On March 27, 2020, the Reserve Bank of India notified the Covid-19 package to provide relief measures to industries for terms loans, working capital facilities and restructuring of stressed assets.

The Small Scale Industrial Manufacturers Association of Haryana filed a writ petition in the Supreme Court for an appropriate direction or order directing the Union of India and others to take effective and remedial measures to redress the financial strain faced by the industrial sector, particularly MSMEs due to the coronavirus pandemic. The Association submitted that the measures announced did not offer any substantial relief, aid or assistance to the borrowers.

On March 23, 2021, the Supreme Court disposed of the writ petition. It dismissed the reliefs sought by the Small Scale Industrial Manufacturers Association of Haryana, including:

(i) Total waiver of interest during the moratorium period,

(ii) Extension of the period of moratorium,

(iii) Need for sector-wise reliefs provided by the RBI and,

(iv) That the Centre/RBI must provide for further reliefs over and above the packages already extended.

However, the Supreme Court provided relief from the compound interest charged by banks and ‘directed that there shall not be any charge of interest on interest/compound interest/penal interest during the moratorium period and any amount already recovered under the same head, namely, interest on interest/penal interest/compound interest, shall be refunded or given credit/adjusted in the next instalment of the loan account’.

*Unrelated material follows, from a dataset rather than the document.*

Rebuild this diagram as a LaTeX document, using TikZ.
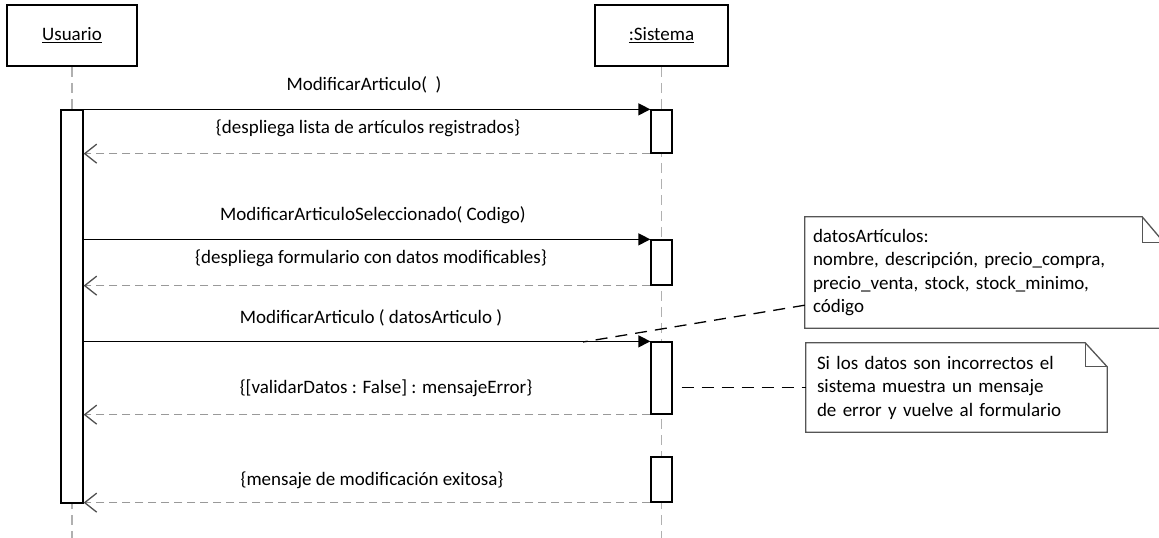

Further the court also vacated the interim relief granted earlier not to declare the accounts of respective borrowers as Non-Performing Assets.

The Supreme Court directions are very clear leaving no scope for differing interpretation. By and large banks are happy as the court has directed them to refund only the compound/penal interest and approved levying the contracted interest charge. As the court has not specified who has to bear this burden of refund of compound/penal interest, it is likely that individual banks will bear this cost and the government may not come to their rescue.

Now, to implement the court order, the RBI issued a notification on April 7, 2021 to banks that .

(i) The judgment should be implemented uniformly in letter and spirit by all,

(ii) The methodology for calculation of the amount to be refunded/adjusted for different facilities shall be finalised by the Indian Banks Association,

(iii) This should be in consultation with other industry participants/bodies, and

(iv) This should be adopted by all lending institutions as board-approved policy.

It is not clear why this job has been assigned to the IBA. The court direction is clear. Even if there is a possibility of any different interpretation, the RBI can to provide interpretation and direct financial institutions to implement the scheme of refund of compound/penal interest uniformly. Is the IBA more competent than the RBI?

What is the status of IBA? As claimed by the IBA, it is a voluntary association of member banks. Though neither a governmental entity nor a regulatory authority, it is not amenable to writ jurisdiction of courts nor subject to the RTI Act. Before the Chief Labour Commissioner Central (Delhi), the IBA has submitted that “the Government does not exercise control over the functioning of IBA”

It is also not clear why the other industry participants/bodies should be consulted for implementation of the court order. The Court has not provided any such direction.

One expects the central bank to do its business of regulating financial institutions without delegating that job to some other non-entity.